And one other thing- going from 8 original weight classes to 13. Like with going from 15 round championship fights to 12 and same day weigh ins, it’s impossible to quantify the impact this has had on making the sport easier for modern day boxers.
You are probably right about some guys, but from 60 to 64 when he's a welter champ, half the time he's fighting HOFers and guys who had or would have titles at 147, 154, or 160. He's rematching all of his tough fights and making trilogies with the top guys near his weight. 18 of the 35 fights he has in that period are against these guys: Jorge Fernandez x3 (75-3-1) Denny Moyer x3 (HOF, lm champ) Luis Manuel Rodriguez x4 (HOF, ww champ) Benny Paret x3 (ww champ) Gaspar Ortega x2 (HOF) Ralph Dupas x2 (HOF, lm champ) Don Fullmer (HOF, mw champ) Later, when he's fighting at middleweight he's fighting Fullmer (HOF, mw champ) Tiger x2 (HOF, mw/lhw champ) Archer Monzon x2 (HOF, mw champ) Benvenuti x3 (HOF, lm/mw champ) Briscoe x2 (HOF) Antuofermo (HOF, mw champ) Minter (mw champ) and he'd already fought the likes of Carter, Mims, and Napoles. Griffith has stacked resumes from welter to middleweight.
EG is certainly one of the P4P elites who are likely to remain in the top 5 conversation long after Ali is no longer a top 5 HW let alone in the P4P picture.
This is the main reason I usually favour modern champs over past greats in hypothetical h2h's. Changes to the weigh-in rules gives the modern fighter a substantial size advantage. I respect the different views in this thread from some very knowledgable posters but I can't help feeling a little suspicious of bias. Not the bitter old barfly "back in my day" type of stuff, but that with the decline of american boxing some fans may misjudge the quality or effectiveness of certain fighters depending on how they compare in spectacle or entertainment to the style of boxing they were accustomed to watching growing up or were trained in themselves? The greats of the past can rest easy in any case as their achievements will likely never be equalled given the differences in the sport today.
That's not how boxing is seen. Fighters from the new generation don't become better. Fighters are getting bigger and the sport goes through evolution.
This. Boxing isn't straight foward like a running competition. The right supplementation and the right physical attributes can easily allow modern runners to destroy old records. Boxing on the other hand is a fight, which has too many intangibles to say fighters have evolved. Modern science and training methods can make a boxer bigger, stronger, faster, and even improve their stamina and the boxer could still lose to someone lacking all of those advantages. No amount of modern Science and training methods will make an average fighter an elite fighter. Boxing can't really be compared to a lot of other sports. George Foreman even when he was old, fat, and way over the hill was able to compete with the top fighters and even the World champ and in his 40's recaptured the title. It would be impossible for a track and field athlete to do what Foreman did in their sport. If Carl Lewis tried to make a comeback in 2004 at over 40 year old in the 100 meters he would'nt have even qualified let alone recapture gold.

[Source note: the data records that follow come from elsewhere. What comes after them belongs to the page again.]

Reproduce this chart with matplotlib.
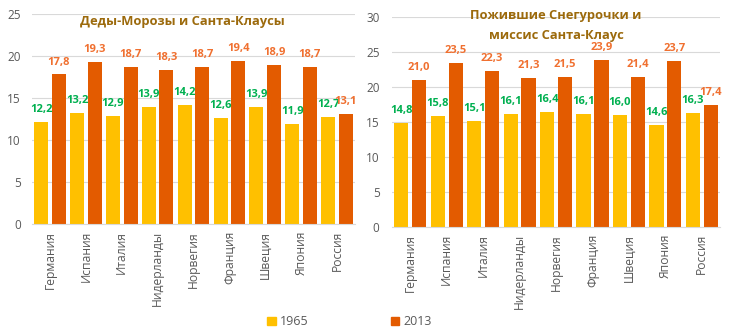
import numpy as np
import matplotlib
matplotlib.use("Agg")
import matplotlib.pyplot as plt
from matplotlib.patches import Patch

plt.rcParams['font.family'] = ['Open Sans', 'DejaVu Sans']

countries = ["Германия", "Испания", "Италия", "Нидерланды", "Норвегия",
             "Франция", "Швеция", "Япония", "Россия"]

men_1965 = [12.2, 13.2, 12.9, 13.9, 14.2, 12.6, 13.9, 11.9, 12.7]
men_2013 = [17.8, 19.3, 18.7, 18.3, 18.7, 19.4, 18.9, 18.7, 13.1]
women_1965 = [14.8, 15.8, 15.1, 16.1, 16.4, 16.1, 16.0, 14.6, 16.3]
women_2013 = [21.0, 23.5, 22.3, 21.3, 21.5, 23.9, 21.4, 23.7, 17.4]

YELLOW = "#FFC000"
ORANGE = "#E35B00"
GREEN = "#00B050"
LBL_ORANGE = "#F07030"
TITLE_C = "#9C6A0C"
GREY = "#595959"


def fmt(v):
    return ("%.1f" % v).replace(".", ",")


def draw_panel(ax, v1, v2, ymax, ypad):
    x = np.arange(len(countries))
    w = 0.39
    b1 = ax.bar(x - 0.245, v1, w, color=YELLOW, zorder=2)
    b2 = ax.bar(x + 0.245, v2, w, color=ORANGE, zorder=2)
    for bars, vals, c in ((b1, v1, GREEN), (b2, v2, LBL_ORANGE)):
        for r, v in zip(bars, vals):
            ax.annotate(fmt(v), (r.get_x() + r.get_width() / 2, v),
                        xytext=(0, 5), textcoords="offset points",
                        ha="center", va="bottom", color=c,
                        fontsize=8, fontweight="bold")
    ax.set_xlim(-0.5, len(countries) - 0.5)
    ax.set_ylim(0, ymax)
    ax.set_yticks(np.arange(0, ymax + 1, 5))
    ax.yaxis.grid(True, color="#D9D9D9", linewidth=0.8, zorder=0)
    ax.set_xticks(x)
    ax.set_xticklabels(countries, rotation=90, fontsize=8.7, color=GREY)
    ax.tick_params(axis="y", labelsize=8.5, labelcolor=GREY, length=0, pad=ypad)
    ax.tick_params(axis="x", length=0, pad=5)
    for s in ("top", "right", "left"):
        ax.spines[s].set_visible(False)
    ax.spines["bottom"].set_color("#D9D9D9")


fig = plt.figure(figsize=(7.37, 3.36), dpi=100)
ax1 = fig.add_axes([0.0434, 0.3333, 0.4383, 0.625])
ax2 = fig.add_axes([0.532, 0.3244, 0.445, 0.6250])

draw_panel(ax1, men_1965, men_2013, 25, 8)
draw_panel(ax2, women_1965, women_2013, 30, 9)

# panel headings
fig.text(0.2475, 1 - 22 / 336, "Деды-Морозы и Санта-Клаусы", ha="center",
         va="center", fontsize=9.3, fontweight="bold", color=TITLE_C)
fig.text(0.7545, 1 - 16 / 336, "Пожившие Снегурочки и", ha="center",
         va="center", fontsize=9.3, fontweight="bold", color=TITLE_C)
fig.text(0.7545, 1 - 35 / 336, "миссис Санта-Клаус", ha="center",
         va="center", fontsize=9.3, fontweight="bold", color=TITLE_C)

handles = [Patch(color=YELLOW, label="1965"), Patch(color=ORANGE, label="2013")]
fig.legend(handles=handles, loc="center", bbox_to_anchor=(0.474, 0.042),
           ncol=2, frameon=False, fontsize=9, handlelength=0.7,
           handleheight=0.7, handletextpad=0.3, columnspacing=6.6,
           labelcolor=GREY)

fig.savefig("out.png", dpi=100)
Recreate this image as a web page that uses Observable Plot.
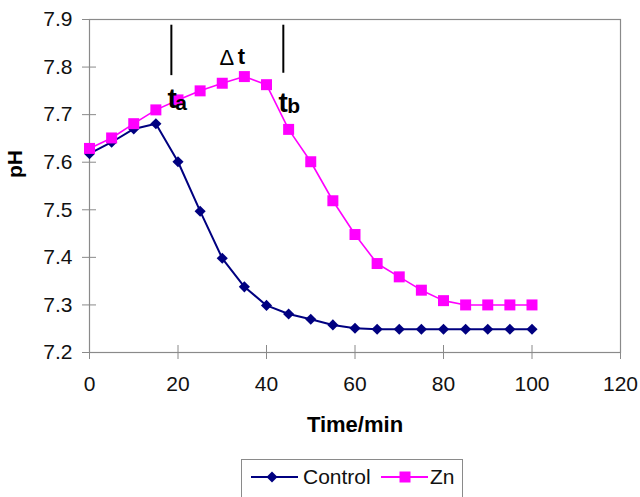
<!DOCTYPE html>
<html>
<head>
<meta charset="utf-8">
<script src="https://cdn.jsdelivr.net/npm/d3@7"></script>
<script src="https://cdn.jsdelivr.net/npm/@observablehq/plot@0.6"></script>
<style>
  html, body { margin: 0; padding: 0; background: #fff; overflow: hidden; }
  body { width: 640px; height: 497px; position: relative; font-family: "Liberation Sans", Arial, sans-serif; }
  #legend { position: absolute; left: 241px; top: 459px; width: 222px; height: 44px; border: 1px solid #8a8a8a; box-sizing: border-box; }
  #legend svg { position: absolute; left: 0; top: 0; }
  #legend span { position: absolute; font-size: 21px; color: #111; line-height: 1; }
</style>
</head>
<body>
<div id="chart"></div>
<div id="legend"></div>
<script>
// ---- data ----
const time = [0,5,10,15,20,25,30,35,40,45,50,55,60,65,70,75,80,85,90,95,100];
const controlPH = [7.618,7.642,7.670,7.681,7.601,7.497,7.398,7.338,7.299,7.281,7.270,7.258,7.251,7.249,7.249,7.249,7.249,7.249,7.249,7.249,7.249];
const znPH = [7.629,7.651,7.681,7.710,7.731,7.750,7.766,7.780,7.763,7.669,7.601,7.519,7.448,7.387,7.359,7.331,7.309,7.300,7.300,7.300,7.300];
const seriesNames = ["Control", "Zn"];
const xTicks = [0,20,40,60,80,100,120];
const yTicks = [7.2,7.3,7.4,7.5,7.6,7.7,7.8,7.9];
// annotation markers (time) and their vertical extent (pH)
const markerTimes = [18.5, 43.8];
const markerTop = [7.888, 7.888];
const markerBottom = [7.782, 7.787];
// annotation labels
const mainLabels = [{text: "t", x: 17.6, y: 7.715}, {text: "t", x: 42.7, y: 7.705}];
const subLabels = [{text: "a", x: 19.4, y: 7.709}, {text: "b", x: 44.7, y: 7.703}];
const deltaSymbol = [{text: "\u0394", x: 29.4, y: 7.804}];
const deltaT = [{text: "t", x: 33.5, y: 7.806}];

const colors = {Control: "#000080", Zn: "#ff00ff"};

const rows = [];
time.forEach((t, i) => {
  rows.push({series: "Control", time: t, ph: controlPH[i]});
  rows.push({series: "Zn", time: t, ph: znPH[i]});
});
const ctrl = rows.filter(d => d.series === "Control");
const zn = rows.filter(d => d.series === "Zn");
const markers = markerTimes.map((t, i) => ({t, y1: markerBottom[i], y2: markerTop[i]}));

const chart = Plot.plot({
  width: 640,
  height: 455,
  marginLeft: 89,
  marginRight: 20,
  marginTop: 19,
  marginBottom: 103,
  style: {fontFamily: "'Liberation Sans', Arial, sans-serif", fontSize: "21px", color: "#111", background: "#fff"},
  x: {domain: [0, 120]},
  y: {domain: [7.2, 7.9]},
  marks: [
    Plot.frame({stroke: "#8a8a8a", strokeWidth: 1.2}),
    Plot.axisY({ticks: yTicks, tickFormat: d => d.toFixed(1), tickSize: 14, dx: 7, tickPadding: 10, stroke: "#8a8a8a", fill: "#111", label: null, fontSize: 21}),
    Plot.axisX({ticks: xTicks, tickFormat: d => String(d), tickSize: 14, dy: -7, tickPadding: 17, stroke: "#8a8a8a", fill: "#111", label: null, fontSize: 21}),
    Plot.text(["pH"], {frameAnchor: "left", dx: -74, dy: -8, rotate: -90, fontWeight: "bold", fontSize: 21, fill: "#000"}),
    Plot.text(["Time/min"], {frameAnchor: "bottom", dy: 79, lineAnchor: "bottom", fontWeight: "bold", fontSize: 22, fill: "#000"}),
    Plot.line(ctrl, {x: "time", y: "ph", stroke: colors.Control, strokeWidth: 2}),
    Plot.dot(ctrl, {x: "time", y: "ph", symbol: "diamond2", r: 5, fill: colors.Control, stroke: "none"}),
    Plot.line(zn, {x: "time", y: "ph", stroke: colors.Zn, strokeWidth: 1.6}),
    Plot.dot(zn, {x: "time", y: "ph", symbol: "square", r: 6.2, fill: colors.Zn, stroke: "none"}),
    Plot.ruleX(markers, {x: "t", y1: "y1", y2: "y2", stroke: "#000", strokeWidth: 2}),
    Plot.text(mainLabels, {x: "x", y: "y", text: "text", textAnchor: "start", lineAnchor: "bottom", fontWeight: "bold", fontSize: 28, fill: "#000"}),
    Plot.text(subLabels, {x: "x", y: "y", text: "text", textAnchor: "start", lineAnchor: "bottom", fontWeight: "bold", fontSize: 21, fill: "#000"}),
    Plot.text(deltaSymbol, {x: "x", y: "y", text: "text", textAnchor: "start", lineAnchor: "bottom", fontWeight: "normal", fontSize: 22, fill: "#000"}),
    Plot.text(deltaT, {x: "x", y: "y", text: "text", textAnchor: "start", lineAnchor: "bottom", fontWeight: "bold", fontSize: 22, fill: "#000"})
  ]
});
document.getElementById("chart").appendChild(chart);

// ---- legend ----
const legend = document.getElementById("legend");
const ns = "http://www.w3.org/2000/svg";
const lsvg = document.createElementNS(ns, "svg");
lsvg.setAttribute("width", 222);
lsvg.setAttribute("height", 44);
const items = [
  {name: seriesNames[0], x0: 9, x1: 56, mx: 30, textX: 61, sym: "diamond"},
  {name: seriesNames[1], x0: 139, x1: 186, mx: 163, textX: 188, sym: "square"}
];
items.forEach(it => {
  const ln = document.createElementNS(ns, "line");
  ln.setAttribute("x1", it.x0); ln.setAttribute("x2", it.x1);
  ln.setAttribute("y1", 17); ln.setAttribute("y2", 17);
  ln.setAttribute("stroke", colors[it.name]); ln.setAttribute("stroke-width", 2);
  lsvg.appendChild(ln);
  const p = document.createElementNS(ns, "path");
  const s = it.sym === "diamond" ? "M0,-5.5L5.5,0L0,5.5L-5.5,0Z" : "M-5.5,-5.5H5.5V5.5H-5.5Z";
  p.setAttribute("d", s);
  p.setAttribute("transform", `translate(${it.mx},17)`);
  p.setAttribute("fill", colors[it.name]);
  lsvg.appendChild(p);
  const sp = document.createElement("span");
  sp.textContent = it.name;
  sp.style.left = it.textX + "px";
  sp.style.top = "6px";
  legend.appendChild(sp);
});
legend.appendChild(lsvg);
</script>
</body>
</html>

I've seen this opinion before and it's a real head scratcher. Fighters don't constantly improve over time. Sprinting records have nothing to do with boxing. Boxing doesn't keep progressing, it just ebbs and flows. And that's what's happened for many years. The best fighters today are no better than the best fighters of the 80's and 90's. Go through the divisions. The MW, SMW and HW divisions were stronger in the 90's. The CW and LHW divisions have seen a resurgence. I doubt it will ever change. If you want to ponder who'd have won a fantasy fight between Deontay Wilder and Ali, you'd analyse their skill sets, not the sprinting records of the last 50 years.
The word evolution has garnered the incorrect connotation of improvement. The reality is a constant change as the rule types have prioritised certain skillsets. The modern clan for example are inferior to the golden oldies when it comes to feints and parrying.
I basically agree, but advancement in S&C as well as nutrition, although not making you a better fighter technically or psychologically has defiantly made a large group of fighters more durable than they would have been before.
the advances in refereeing protecting fighters, shorter fights, less cardio emphasis, definitely reduce the need to be as durable as before.
You gotta be pretty special to believe the boxers from the 80's through early 2000s wouldn't completely embarrass the ones today. There is only a handful of today's fighters that would contend back then. Esp the HW division, my goodness it's been HORRIBLE. I thought it was bad when Klit's were ruling lol All you have to do is watch a champ from the 90s and then compare their technique to today's. They were so much crisper, co-ordinated etc. back then. I don't count Anthony Joshua just because I haven't seen much of him but what I did see, he looked decent.